You might be thinking, "How does AMLA affect me? I'm just an ordinary citizen." Well, AMLA has a direct impact on all of us, even if we don't realize it. By preventing money laundering, AMLA helps maintain the stability and integrity of our financial system. This protects our savings, investments, and the overall economy. It also helps create a level playing field for businesses, ensuring that they can compete fairly without being undermined by illegal activities.

AMLA also helps protect us from the indirect effects of money laundering. Money laundering can fund criminal activities like drug trafficking, terrorism, and corruption. By stopping money laundering, AMLA helps reduce these crimes and make our communities safer. It also helps prevent the erosion of trust in our government and institutions.

Of course, AMLA also means that we may need to provide more information when opening a bank account or conducting large transactions. This can sometimes feel like a hassle, but it's a necessary step to prevent criminals from using our financial system for illegal purposes. By cooperating with these requirements, we're all playing our part in the fight against money laundering.

Recent Amendments and Updates to AMLA

As I mentioned earlier, AMLA has been amended several times to keep up with the evolving tactics of money launderers. Recent amendments have focused on expanding the coverage of AMLA, strengthening its enforcement powers, and aligning it with international standards. These changes are crucial for ensuring that the Philippines remains a credible and effective player in the global fight against money laundering.

One significant amendment was the inclusion of casinos as covered institutions. This was a major step forward because casinos can be vulnerable to money laundering due to the large amounts of cash that flow through them. Another important change was the expansion of the AMLC's powers to investigate and freeze assets. This gives the AMLC more tools to combat money laundering effectively.

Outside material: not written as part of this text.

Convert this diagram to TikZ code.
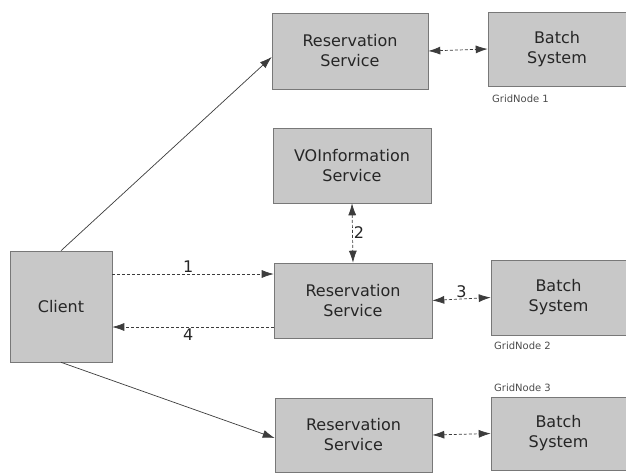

These amendments also reflect the Philippines' commitment to meeting its international obligations. The FATF, an international body that sets standards for combating money laundering and terrorist financing, has been urging countries to strengthen their AML laws. By amending AMLA, the Philippines is demonstrating its commitment to complying with these standards and working with the international community to fight financial crimes.

Conclusion

So, there you have it! Republic Act 9160, or the Anti-Money Laundering Act, is a vital piece of legislation that helps protect our economy and society from the harmful effects of money laundering. By understanding its key provisions, the role of the AMLC, and how it affects us all, we can better appreciate the importance of this law and support its implementation. Remember, the fight against money laundering is a shared responsibility, and we all have a role to play in keeping our financial system clean and secure. Stay informed, stay vigilant, and let's work together to build a stronger and more prosperous Philippines!